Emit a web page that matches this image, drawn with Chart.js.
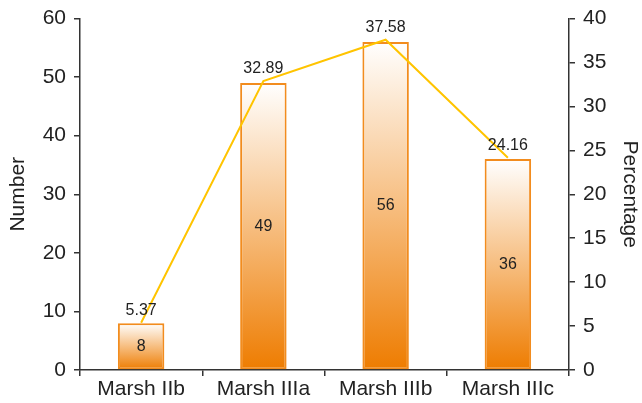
<!DOCTYPE html>
<html>
<head>
<meta charset="utf-8">
<script src="https://cdn.jsdelivr.net/npm/chart.js@4"></script>
<style>
  html, body { margin: 0; padding: 0; background: #fff; }
  #wrap { width: 642px; height: 403px; }
</style>
</head>
<body>
<div id="wrap"><canvas id="grafico"></canvas></div>
<script>
const categorias = ['Marsh IIb', 'Marsh IIIa', 'Marsh IIIb', 'Marsh IIIc'];
const numeros = [8, 49, 56, 36];
const percentuais = [5.37, 32.89, 37.58, 24.16];
const ticksNumero = [0, 10, 20, 30, 40, 50, 60];
const ticksPercentual = [0, 5, 10, 15, 20, 25, 30, 35, 40];

const corTexto = '#222';
const corEixo = '#333';
const fonte = 'Liberation Sans, Arial, sans-serif';

// gradiente por barra: branco no topo, laranja na base
function gradienteBarra(ctx) {
    const chart = ctx.chart;
    const escala = chart.scales.y;
    if (!escala || !chart.chartArea) return '#f5a55a';
    const topo = escala.getPixelForValue(numeros[ctx.dataIndex]);
    const base = escala.getPixelForValue(0);
    const g = chart.ctx.createLinearGradient(0, topo, 0, base);
    g.addColorStop(0, '#ffffff');
    g.addColorStop(1, '#ee7c00');
    return g;
}

const rotulos = {
    id: 'rotulos',
    afterDatasetsDraw(chart) {
        const c = chart.ctx;
        c.save();
        c.fillStyle = corTexto;
        c.font = '16px ' + fonte;
        c.textAlign = 'center';
        c.textBaseline = 'middle';
        chart.getDatasetMeta(1).data.forEach((el, i) => {
            c.fillText(String(numeros[i]), el.x, (el.y + el.base) / 2);
        });
        chart.getDatasetMeta(0).data.forEach((el, i) => {
            c.fillText(percentuais[i].toFixed(2), el.x, el.y - 12);
        });
        c.restore();
    }
};

new Chart(document.getElementById('grafico'), {
    type: 'bar',
    data: {
        labels: categorias,
        datasets: [
            {
                type: 'line',
                label: 'Percentage',
                data: percentuais,
                yAxisID: 'y1',
                borderColor: '#ffc400',
                borderWidth: 2,
                pointRadius: 0,
                tension: 0,
                order: 0
            },
            {
                label: 'Number',
                data: numeros,
                yAxisID: 'y',
                backgroundColor: gradienteBarra,
                borderColor: '#f28c1e',
                borderWidth: 2,
                borderSkipped: false,
                categoryPercentage: 1,
                barPercentage: 0.38,
                order: 1
            }
        ]
    },
    plugins: [rotulos],
    options: {
        responsive: true,
        maintainAspectRatio: false,
        animation: false,
        layout: { padding: { top: 18, left: 0, right: 0, bottom: 0 } },
        plugins: {
            legend: { display: false },
            tooltip: { enabled: false }
        },
        scales: {
            x: {
                border: { display: true, color: corEixo, width: 1.5 },
                grid: { display: true, drawOnChartArea: false, drawTicks: true, tickLength: 6, color: corEixo, lineWidth: 1.5, offset: true },
                ticks: { color: corTexto, font: { family: fonte, size: 21 }, padding: 1 },
                afterFit(s) { s.height = 33; }
            },
            y: {
                position: 'left',
                min: 0,
                max: 60,
                afterBuildTicks(s) { s.ticks = ticksNumero.map(v => ({ value: v })); },
                border: { display: true, color: corEixo, width: 1.5 },
                grid: { display: true, drawOnChartArea: false, drawTicks: true, tickLength: 6, color: corEixo, lineWidth: 1.5 },
                ticks: { color: corTexto, font: { family: fonte, size: 21, lineHeight: 1 }, padding: 8 },
                title: { display: true, text: 'Number', color: corTexto, font: { family: fonte, size: 21 }, padding: { top: 6, bottom: 0 } },
                afterFit(s) { s.width = 80; }
            },
            y1: {
                position: 'right',
                min: 0,
                max: 40,
                afterBuildTicks(s) { s.ticks = ticksPercentual.map(v => ({ value: v })); },
                border: { display: true, color: corEixo, width: 1.5 },
                grid: { display: true, drawOnChartArea: false, drawTicks: true, tickLength: 6, color: corEixo, lineWidth: 1.5 },
                ticks: { color: corTexto, font: { family: fonte, size: 21, lineHeight: 1 }, padding: 8 },
                title: { display: true, text: 'Percentage', color: corTexto, font: { family: fonte, size: 21 }, padding: 0 },
                afterFit(s) { s.width = 73; }
            }
        }
    }
});
</script>
</body>
</html>
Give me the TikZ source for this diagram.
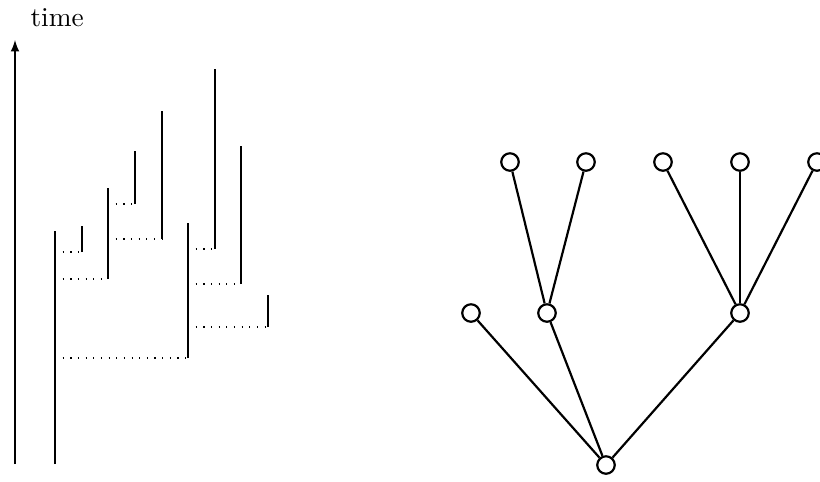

+ + + + + + +

**What needs to be done**
Copy all lines from the data that hold the word "this".

**Answer**
Emit a web page that matches this image, drawn with Chart.js.
Give me the TikZ source for this diagram.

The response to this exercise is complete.